The other two teachers at the school, Shobha Devi and Rakhi Singh, told everyone that the incident was made up, and nothing of that sort had ever happened at the school. Social workers and journalists were left wondering how Tara got all those injuries. Was it an elaborate set up by a disgruntled chamar student against an honourable teacher with decades of unblemished service?
Finally, social workers and journalists went to principal Katiyar to hear her version of the incident. At first, she refused to talk to the impartial observer-outsiders. Then she accused them of making up lies to disturb the harmony of Sonepur. When the observer-outsiders showed her videos and posts, she grumbled, “Didn’t I tell the police to delete the evidence!” Slowly, she told us what actually happened.
“Look, it was a routine thing. The girls were jumping about in the rain and I was pleading with them not to. We found a snake there a few days earlier, what if it appeared again? Who will protect them? I asked them to get out of the rain for their protection but I don’t know what happened to Tara. She jumped at me, almost striking me. I had to defend myself. It wasn’t even anything serious. I was laughing the entire time. The children were laughing too. But as soon as I defended myself, Tara’s family came to her rescue and jumped at me. They threatened me. Everyone in her family appeared out of nowhere, ma, chacha-chachi, mama-mami, bhaiyya! Their children don’t even go to this school, so what were they doing there, I ask you?”
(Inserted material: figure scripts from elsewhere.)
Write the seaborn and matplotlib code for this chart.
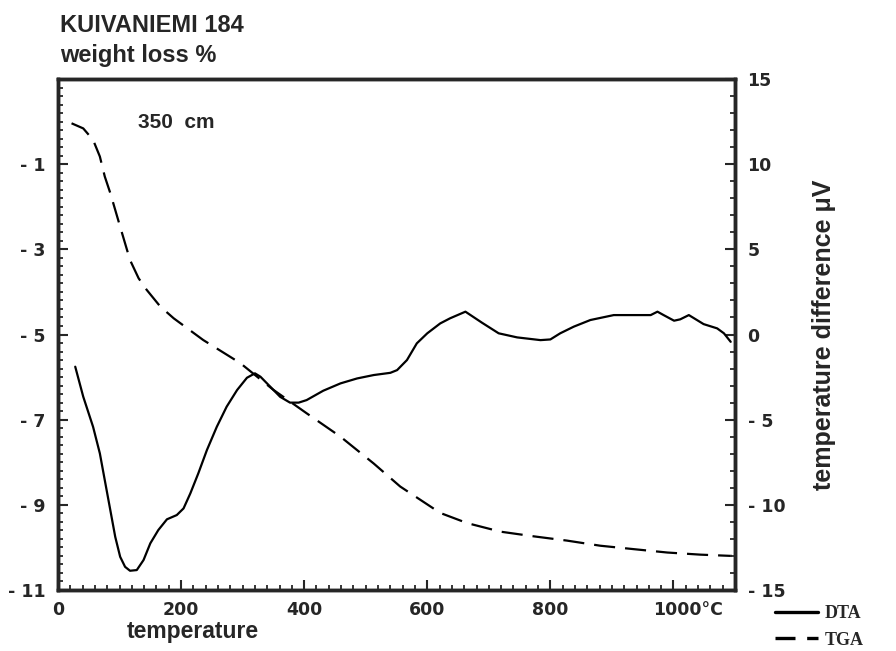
import numpy as np
import pandas as pd
import matplotlib
matplotlib.use("Agg")
import matplotlib.pyplot as plt
import matplotlib.ticker as mticker
from matplotlib.lines import Line2D
from matplotlib.transforms import ScaledTranslation
import seaborn as sns

# TGA curve, weight loss % (left axis)
tga_temp = [22, 41, 57, 68, 76, 85, 101, 117, 131, 144, 166, 188, 236, 296,
            350, 404, 459, 513, 556, 621, 665, 719, 773, 827, 881, 935, 990,
            1044, 1095]
tga_loss = [-0.04, -0.16, -0.43, -0.82, -1.29, -1.68, -2.47, -3.25, -3.68,
            -3.95, -4.34, -4.62, -5.13, -5.67, -6.30, -6.85, -7.40, -8.03,
            -8.57, -9.19, -9.43, -9.63, -9.74, -9.84, -9.96, -10.04, -10.12,
            -10.17, -10.20]

# DTA curve, temperature difference uV (right axis)
dta_temp = [28, 41, 57, 68, 76, 85, 93, 101, 109, 117, 128, 139, 150, 163,
            177, 193, 204, 215, 228, 242, 258, 274, 291, 307, 320, 329, 345,
            361, 377, 391, 404, 431, 459, 486, 513, 540, 551, 567, 583, 600,
            621, 637, 662, 689, 716, 746, 784, 800, 816, 838, 865, 903, 963,
            974, 984, 1001, 1011, 1025, 1049, 1071, 1082, 1093]
dta_diff = [-1.89, -3.65, -5.42, -6.98, -8.55, -10.31, -11.88, -13.05, -13.64,
            -13.87, -13.83, -13.24, -12.26, -11.48, -10.85, -10.60, -10.21,
            -9.33, -8.15, -6.78, -5.42, -4.24, -3.26, -2.54, -2.28, -2.48,
            -3.07, -3.66, -4.00, -4.00, -3.85, -3.30, -2.87, -2.58, -2.38,
            -2.25, -2.09, -1.50, -0.52, 0.07, 0.65, 0.95, 1.34, 0.69, 0.07,
            -0.17, -0.33, -0.29, 0.07, 0.46, 0.85, 1.14, 1.14, 1.34, 1.14,
            0.81, 0.89, 1.14, 0.61, 0.36, 0.07, -0.43]

x_ticks = [0, 200, 400, 600, 800, 1000]
x_labels = ["0", "200", "400", "600", "800", "1000°C"]
left_ticks = [-11, -9, -7, -5, -3, -1]
right_ticks = [-15, -10, -5, 0, 5, 10, 15]

tga = pd.DataFrame({"temperature": tga_temp, "loss": tga_loss})
dta = pd.DataFrame({"temperature": dta_temp, "diff": dta_diff})

sns.set_style("ticks")
plt.rcParams["font.family"] = ["Liberation Sans", "DejaVu Sans"]
plt.rcParams["axes.unicode_minus"] = False

fig = plt.figure(figsize=(8.96, 6.51), dpi=100)
ax = fig.add_axes([58 / 896, 1 - 590 / 651, 677 / 896, 511 / 651])
ax2 = ax.twinx()

sns.lineplot(data=tga, x="temperature", y="loss", ax=ax, color="black",
             lw=1.6, linestyle=(0, (9.5, 4.5)), legend=False)
sns.lineplot(data=dta, x="temperature", y="diff", ax=ax2, color="black",
             lw=1.6, legend=False)

ax.set_xlim(0, 1100)
ax.set_ylim(-11, 1)
ax2.set_ylim(-15, 15)

for s in list(ax.spines.values()) + list(ax2.spines.values()):
    s.set_linewidth(2.5)


def spaced(v):
    # plotter style labels: "- 15"
    return f"- {abs(v)}" if v < 0 else str(v)


tick_font = {"family": "DejaVu Sans", "weight": "bold", "size": 12.5}

# x axis
ax.xaxis.set_major_locator(mticker.FixedLocator(x_ticks))
ax.set_xticklabels(x_labels, fontdict=tick_font)
ax.xaxis.set_minor_locator(mticker.MultipleLocator(20))
ax.tick_params(axis="x", which="major", direction="in", length=7, width=1.5, pad=8)
ax.tick_params(axis="x", which="minor", direction="in", length=3.5, width=1.3)
lab = ax.get_xticklabels()[-1]
lab.set_transform(lab.get_transform() + ScaledTranslation(0.15, 0, fig.dpi_scale_trans))

# left axis
ax.yaxis.set_major_locator(mticker.FixedLocator(left_ticks))
ax.set_yticklabels([spaced(v) for v in left_ticks], fontdict=tick_font)
ax.yaxis.set_minor_locator(mticker.MultipleLocator(0.2))
ax.tick_params(axis="y", which="major", direction="in", length=7, width=1.5, pad=9)
ax.tick_params(axis="y", which="minor", direction="in", length=3.5, width=1.3)

# right axis
ax2.yaxis.set_major_locator(mticker.FixedLocator(right_ticks))
ax2.set_yticklabels([spaced(v) for v in right_ticks], fontdict=tick_font)
ax2.yaxis.set_minor_locator(mticker.MultipleLocator(1))
ax2.tick_params(axis="y", which="major", direction="in", length=7, width=1.5, pad=9)
ax2.tick_params(axis="y", which="minor", direction="in", length=3.5, width=1.3)

ax.set_xlabel("temperature", fontsize=16.5, fontweight="bold")
ax.xaxis.set_label_coords((193 - 58) / 677, -0.058)
ax.set_ylabel("")
ax2.set_ylabel("temperature difference μV", fontsize=18, fontweight="bold")
ax2.yaxis.set_label_coords((812 - 58) / 677, 0.5)

fig.text(60 / 896, 1 - 31.7 / 651, "KUIVANIEMI 184", fontsize=17,
         fontweight="bold", va="baseline")
fig.text(60 / 896, 1 - 61.7 / 651, "weight loss %", fontsize=17,
         fontweight="bold", va="baseline")
ax.text(0.118, 0.914, "350  cm", transform=ax.transAxes, fontsize=15,
        fontweight="bold", va="center")

handles = [Line2D([], [], color="black", lw=2.4),
           Line2D([], [], color="black", lw=2.4, linestyle=(0, (6, 3.5)))]
fig.legend(handles, ["DTA", "TGA"], loc="center left",
           bbox_to_anchor=(775 / 896, 1 - 627 / 651), frameon=False,
           borderpad=0, borderaxespad=0, handlelength=2.4, handletextpad=0.35,
           labelspacing=0.5,
           prop={"family": "Liberation Serif", "weight": "bold", "size": 13})

fig.savefig("out.png", dpi=100)
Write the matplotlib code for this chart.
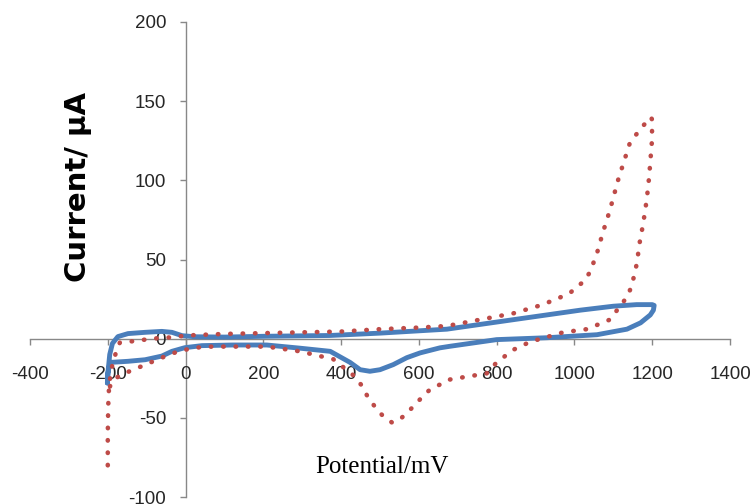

Why did the police come then?
“In my 27 years of service, such a thing has never happened. Isn’t it obvious that this is the mischief of that chamar student? That is what they do, misbehave, misbehave, misbehave. They have no culture, no manners. They lie all the time. Why do you think I keep the staff room locked? Because they steal. They don’t come here to learn, they disrupt and distract. Their family members are always in and out of the school. One day they take that girl away to fill the Aadhaar form, another day they will take her away for some agricultural work. They don’t really want education. Just because the government has given them reservation, look how they behave. They just want the reservation, without putting in the work. How will you understand what it is to teach students like them!”
What was the result of the police investigation?
“Look, the police told me I didn’t have to put up with such behaviour. The police asked me to strike their names off the school list. But I didn’t want to do that. They have four-five months to go. I won’t see them again. And I have made it clear that that the girl’s education has nothing to do with me.”
Tara Devi is still enrolled at Sonepur Upper Primary school. Principal Katiyar takes no notice of her. Other children are given guides to aid them in their preparation for exams, she is given nothing. When she submits her notebook for correction, the principal checks it and throws it on the floor. The school has not appointed a cook yet, so Tara and her friends continue to make meals for the whole school. They are also cutting the grass, sweeping the school, and cleaning the toilets. They are the ‘quota’ kids.
Note: This is not a work of fiction. This is entirely factual. Names, characters, events, and incidents are rooted in harsh reality.